Ieri, il giudice Stefano Manduzio ci ha messo poco meno di due ore per decidere che no, non era il caso di accogliere quelle richieste che sembrano avere più il sapore della speculazione mediatica (e forse pure economica) che altro. Perché Penelope (il cui presidente Nicodemo Gentile è anche il legale di Elena Cecchettin), Differenza Donna (con sede a Roma), Udi-Aps (Unione donne italiane con varie sedi sparse per la penisola), I care, We care (una sede legale a Cremona e una operativa a Roma) e Insieme a Marianna (tre sedi: Roma, Marche e Sicilia), agli occhi di tutti c’entrano davvero nulla con la morte di Giulia. Ovvero, c’entrano come tutte le persone che sono rimaste colpite da un fatto di cronaca agghiacciante, che hanno pianto sì, e pure tanto, si sono disperate e hanno sperato che Giulia fosse viva, fuggita chissà dove ma viva, ma a cui mai verrebbe in mente di costituirsi parti civili. Come ha fatto anche il comune di Fossò, quello in cui le telecamere di un calzaturificio hanno ripreso l’omicida picchiare violentemente Giulia, uccisa quello stesso 11 novembre dell’anno scorso. E come ha fatto il confinante comune di Vigonovo per «danno di immagine» e per i «disagi» che la vicenda «ha arrecato alla funzionalità del nostro ente». E non sorprende prima la richiesta di esclusione di comuni e associazioni da parte del legale di Turetta, Giovanni Caruso, poi la decisione del tribunale di tagliare tutti fuori ad eccezione dei familiari stretti. La sintesi è che le associazioni non hanno alcun collegamento con il territorio in cui sono avvenuti i fatti. I comuni, invece, solo per un fatto accidentale sono diventati teatro di cronaca nera.

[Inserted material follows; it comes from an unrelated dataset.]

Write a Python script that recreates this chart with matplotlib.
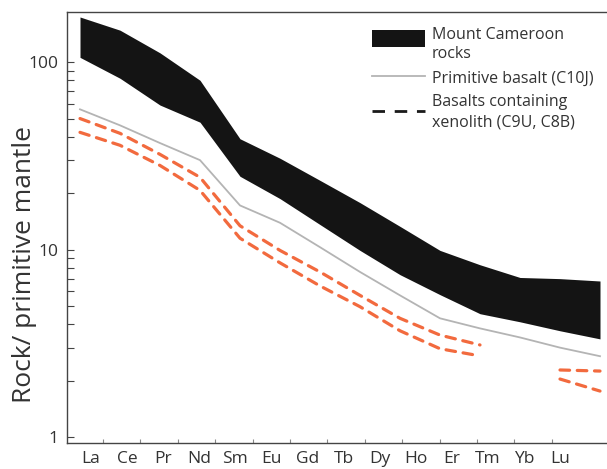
import numpy as np
import matplotlib.pyplot as plt
from matplotlib.patches import Patch, Rectangle
from matplotlib.lines import Line2D
from matplotlib.legend_handler import HandlerPatch

# REE normalised to primitive mantle
elements = ['La', 'Ce', 'Pr', 'Nd', 'Sm', 'Eu', 'Gd', 'Tb', 'Dy', 'Ho', 'Er', 'Tm', 'Yb', 'Lu']
cameroon_high = [174, 148, 112, 80, 39, 30.7, 23.4, 17.8, 13.3, 9.9, 8.3, 7.1, 7.0, 6.8]
cameroon_low = [106, 82, 59, 47.8, 24.6, 18.7, 13.6, 9.9, 7.35, 5.75, 4.55, 4.12, 3.69, 3.34]
c10j = [56, 46, 37, 30, 17.2, 13.9, 10.3, 7.6, 5.7, 4.3, 3.8, 3.4, 3.0, 2.7]
c9u = [50, 41.7, 32.2, 24.3, 13.4, 9.9, 7.6, 5.7, 4.3, 3.5, 3.1, np.nan, 2.28, 2.25]
c8b = [42.2, 36, 28.1, 20.7, 11.5, 8.5, 6.4, 4.96, 3.69, 2.96, 2.71, np.nan, 2.04, 1.76]

plt.rcParams['font.family'] = ['Open Sans', 'DejaVu Sans']
txt = '#333333'
orange = '#f26a3e'

x = np.arange(len(elements))

fig = plt.figure(figsize=(6.07, 4.69), dpi=100)
ax = fig.add_axes([67/607, 26/469, 545/607, 431/469])

ax.fill_between(x, cameroon_low, cameroon_high, color='#141414', lw=0)
ax.plot(x, c10j, color='#b4b4b4', lw=1.3)
for s in (c9u, c8b):
    ax.plot(x, s, color=orange, lw=2.3, linestyle=(0, (3.0, 2.4)), dash_capstyle='round')

ax.set_yscale('log')
ax.set_ylim(0.93, 185)
ax.set_xlim(-0.325, 13.3)

# labels sit a bit left of the data columns, as in the original figure
ax.set_xticks(0.275 + 0.902 * x)
ax.set_xticklabels(elements)
ax.set_xticks(0.575 + 0.935 * x[:-1], minor=True)
ax.tick_params(axis='x', which='major', length=0, pad=6, labelsize=12.5, colors=txt)
ax.tick_params(axis='x', which='minor', direction='in', length=3, width=0.8, color='#888888')

ax.set_yticks([1, 10, 100])
ax.set_yticklabels(['1', '10', '100'])
ax.tick_params(axis='y', which='both', direction='in', length=5, width=0.8, color='#444444')
ax.tick_params(axis='y', which='major', labelsize=12.5, labelcolor=txt, pad=6)
ax.yaxis.set_minor_formatter(plt.NullFormatter())

for sp in ('left', 'bottom', 'top'):
    ax.spines[sp].set_color('#444444')
    ax.spines[sp].set_linewidth(1.0)
ax.spines['right'].set_visible(False)

fig.text(0.04, 0.435, 'Rock/ primitive mantle', rotation=90, fontsize=19,
         color=txt, ha='center', va='center')


def raised_box(legend, orig_handle, xdescent, ydescent, width, height, fontsize):
    # box sits level with the first text line, not centred on both
    return Rectangle((-xdescent, -ydescent + 5), width, height)


handles = [Patch(facecolor='#141414', edgecolor='none'),
           Line2D([], [], color='#b4b4b4', lw=1.3),
           Line2D([], [], color='#1a1a1a', lw=2.0, linestyle=(0, (4.5, 3.5)))]
labels = ['Mount Cameroon\nrocks', 'Primitive basalt (C10J)', 'Basalts containing\nxenolith (C9U, C8B)']
leg = ax.legend(handles, labels, loc='upper left', bbox_to_anchor=(0.56, 0.966),
                frameon=False, fontsize=11.5, handlelength=3.3, handleheight=1.25,
                handletextpad=0.45, labelspacing=0.45, borderpad=0, borderaxespad=0,
                handler_map={Patch: HandlerPatch(patch_func=raised_box)})
for t in leg.get_texts():
    t.set_color(txt)
    t.set_linespacing(1.3)

fig.savefig('out.png', dpi=100)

Come dargli torto? E quando Differenza Donna parla di «sconcerto» per la decisione e di «pregiudizio» dettato da «mancata conoscenza della storia e dell’impatto delle associazioni femminili nei processi» che aiutano a capire «le dinamiche criminali» in particolare su violenza contro le donne e femminicidio, viene da pensare che per portare avanti certi temi non ci sia bisogno di aule di tribunali.